2 Reasons Why Descriptive Product Names Make Most Sense In An Inbound Marketing World

How technology start-ups get in trouble

When a technology start-up finally releases product, it often feels like giving birth. It only seems natural for the founding team to give this new creation a singular and inspiring name that could become a brand on its own. In some cases, the company may have developed a wider product platform that leads to the packaging of multiple solutions. It continues to feel just natural to give these product offspring singular names as well… That’s where some companies get in trouble with their branding and their visibility in the marketplace.

These start-ups suddenly find themselves promoting a company name, a platform name and several solution names, sometimes with little regard to coherent naming conventions. Prospects, who are looking for a solution to their specific problem get exposed to these multiple brands from the get-go and have to spend precious mental energy and time trying to understand what solutions provides what features.

You hear sales reps leading with technology and product names in presentations trying to convince customers that one particular solution is the perfect fit for their problem. Many of the prospects flinch as they are not ready to buy yet. They are just trying to learn more about the company’s core capabilities and assess if these could be of help. Others just get confused and have a hard time to remember what name matches the solution that was presented to them.

The Internet has made the problem worse

In a world where the buyers begin their search for solutions on the Internet and will not engage a vendor until they are somehow educated on the subject and are 60-70% through their purchasing cycle, supporting multiple product ‘brands’ is a real problem.
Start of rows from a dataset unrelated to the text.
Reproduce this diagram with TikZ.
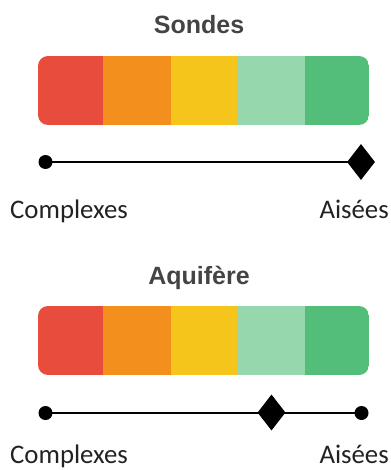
\documentclass[tikz,border=0pt]{standalone}
\usepackage{fontspec}
\setmainfont{Carlito}
\newfontfamily\titlefont{Liberation Sans}
\usetikzlibrary{shapes.geometric}
\definecolor{cRed}{HTML}{E74C3C}
\definecolor{cOrange}{HTML}{F28F1D}
\definecolor{cYellow}{HTML}{F5C51C}
\definecolor{cLight}{HTML}{96D7AE}
\definecolor{cGreen}{HTML}{52BE7A}
\definecolor{cTitle}{HTML}{444444}
\definecolor{cText}{HTML}{222222}
\tikzset{
  x=1pt, y=1pt,
  titletext/.style={anchor=base, text=cTitle, font=\titlefont\bfseries\fontsize{25}{30}\selectfont, inner sep=0},
  labeltext/.style={text=cText, font=\fontsize{26.8}{30}\selectfont, inner sep=0},
  dotnode/.style={circle, fill=black, minimum size=14pt, inner sep=0},
  diamnode/.style={diamond, fill=black, minimum width=28pt, minimum height=36pt, inner sep=0, shape aspect=0.78},
  scaleline/.style={line width=2.8pt, black},
}
\newcommand{\colorbar}[2]{%
  \begin{scope}
    \clip[rounded corners=10pt] (38,#1) rectangle (369,#2);
    \fill[cRed]    (38,#1)  rectangle (103.5,#2);
    \fill[cOrange] (103,#1) rectangle (171.5,#2);
    \fill[cYellow] (171,#1) rectangle (237.5,#2);
    \fill[cLight]  (237,#1) rectangle (305.5,#2);
    \fill[cGreen]  (305,#1) rectangle (369,#2);
  \end{scope}}
\begin{document}
\begin{tikzpicture}
\useasboundingbox (0,0) rectangle (390,-470);
% --- Sondes ---
\node[titletext] (t1) at (199,-34) {Sondes};
\colorbar{-56}{-125}
\node[dotnode] (a1) at (45.5,-162) {};
\node[diamnode] (b1) at (361,-162) {};
\draw[scaleline] (a1.center) -- (b1.center);
\node[labeltext, anchor=base west] (l1) at (10,-218) {Complexes};
\node[labeltext, anchor=base east] (r1) at (389,-218) {Aisées};
% --- Aquifere ---
\node[titletext] (t2) at (199,-284) {Aquifère};
\colorbar{-306}{-375}
\node[dotnode] (a2) at (45.5,-413) {};
\node[dotnode] (c2) at (361.5,-413) {};
\draw[scaleline] (a2.center) -- (c2.center);
\node[diamnode] (b2) at (271.5,-412.5) {};
\node[labeltext, anchor=base west] (l2) at (10,-463) {Complexes};
\node[labeltext, anchor=base east] (r2) at (389,-463) {Aisées};
\end{tikzpicture}
\end{document}
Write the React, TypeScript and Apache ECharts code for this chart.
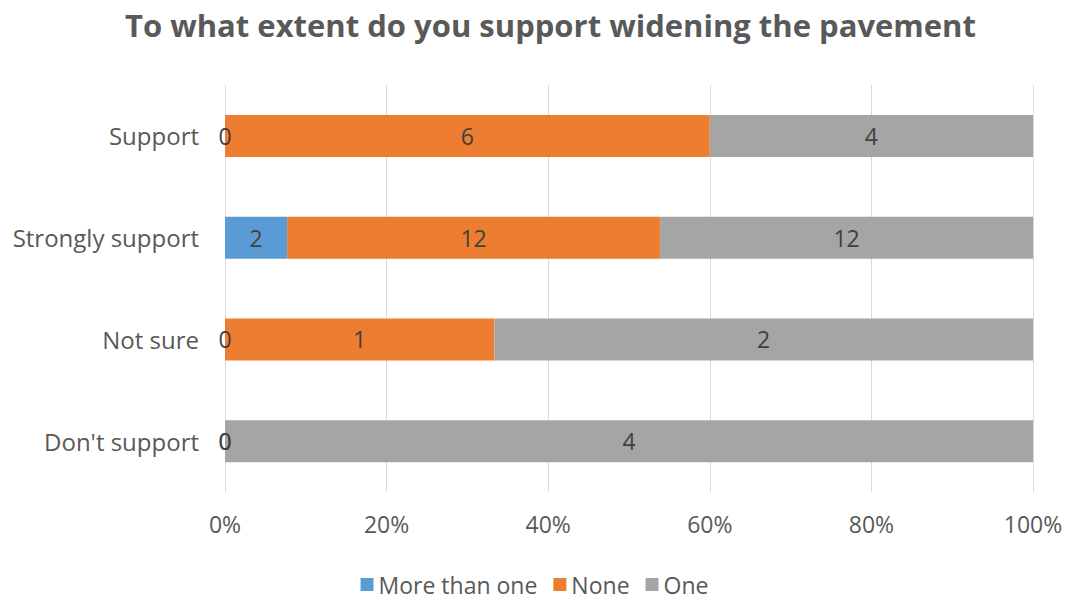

Here’s why.

In emerging, immature technology markets, most Internet searches for technical solutions mostly start by typing descriptive terms of the problem or the solution in your favorite search engine and are led by questions such as: Are there others out there that have the same problem? How did they overcome the problem? Did they find solutions that addressed that problem? What are the pros and cons possible alternatives? What are their reviews of those solutions?

In such a world, pushing multiple brands can become a real problem for 2 main reasons:

  • Poor search results: If most prospects start their search with descriptive terms (example: “best storage management for SMB”), it is very likely that the company’s branded product will rank very low in the search results and be ‘invisible’ to the prospect. The prospect did not search for the product brand and the search engine did not index the description of the product. Attaching keywords to some key pages may help some, but the fundamental problem remains.
  • Brand dilution: Pushing multiple brands inevitably dilutes your recognition in the marketplace and makes it more difficult to be memorable and immediately recognizable. Some prospects refer to the solution by the company name, same refer to it by the platform name while others use the actual product name. That doesn’t make for an efficient replication of the signal and the association between who you are and what you stand for is much more tenuous.

This is what the market leading companies do

The market leaders focus on one main brand and give descriptive product names to their products, to capitalize on:

  1. Search Engine Optimization: they want the description of their products to be indexed by the search engines and to rank high in searches for those terms. They want to be found by customers that rely on the internet to search for a solution and for their market education.
  2. Strong Brand Identity: they want their company name to be easily identified with the market they operate in. Descriptive product names preceded by the company name reinforce the company brand.*

An example of this is HubSpot. HubSpot is a software company that has become synonymous with Inbound Marketing. Their naming conventions is pretty simple:

  • Their company name/brand is HubSpot
  • They platform name is HubSpot
  • Their product names are descriptiveandare preceded by the company name
    • HubSpot Analytics
    • HubSpot Workflows
    • Etc…

If you look at companies as diverse as Oracle, IBM, Apptio, Metricstream,… you will notice the same pattern.

This has been proven over and over. So keep is simple: focus on one company brand and use descriptive terms for your products.


* Note: just make sure not to choose a descriptive name for your company name. That doesn’t work, as you will be indistinguishable from the generic use of that name by everyone else in the market.